Train the model and save. The default parameters are pretty much the same as int the original paper.
Raise the flag --preprocess when execute the first time.
There are some files decoded in the samples folder.
Differences from paper
window size: 400 >> depend on minimum_f0 (cuz I use pyworld to get f0 and mcc coefficients)
TODO
Zero padding.
Injected noise.
Voiced/unvoiced conditional sampling.
Post-synthesis denoising.
Notes
I combine two 1x1 convolution kernel to one 1x2 dilated kernel.
This can remove redundant bias parameters and accelerate total speed.
The author said in the middle layers the channels size are 128 not 256.
My model will get stuck at the begining (loss aroung 4.x) for thousands of step, then go down very fast to 2.6 ~ 3.0.
Use smaller learning rate can help a little bit.
Variations of FFTNet
Radix-N FFTNet
Use the flag --radixs to specify each layer's radix.
# a radix-4 FFTNet with 1024 receptive field
python train.py --radixs 4 4 4 4 4
The original FFtNet use Radix-2 structure.

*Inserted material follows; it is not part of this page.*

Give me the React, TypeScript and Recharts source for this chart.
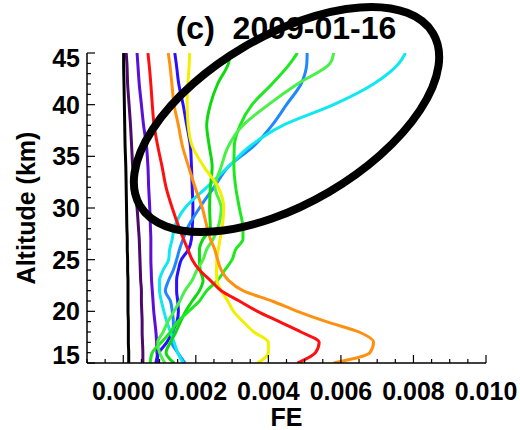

In my experiment, a radix-4 network can still achieved similar result,
even radix-8, and by reduce the number of layers, it can run faster.
Transposed FFTNet
Fig. 2 in the paper can be redraw as dilated structure with kernel size 2 (also means radix size 2).
If we draw all the lines;
and transpose the the graph to let the arrows go backward, you'll find a WaveNet dilated structure.
Add the flag --transpose, you can get a simplified version of WaveNet.
# a WaveNet-like structure model withou gated/residual/skip unit.
python train.py --transpose
In my experiment, the transposed models are more easy to train and have slightly lower training loss compare to FFTNet.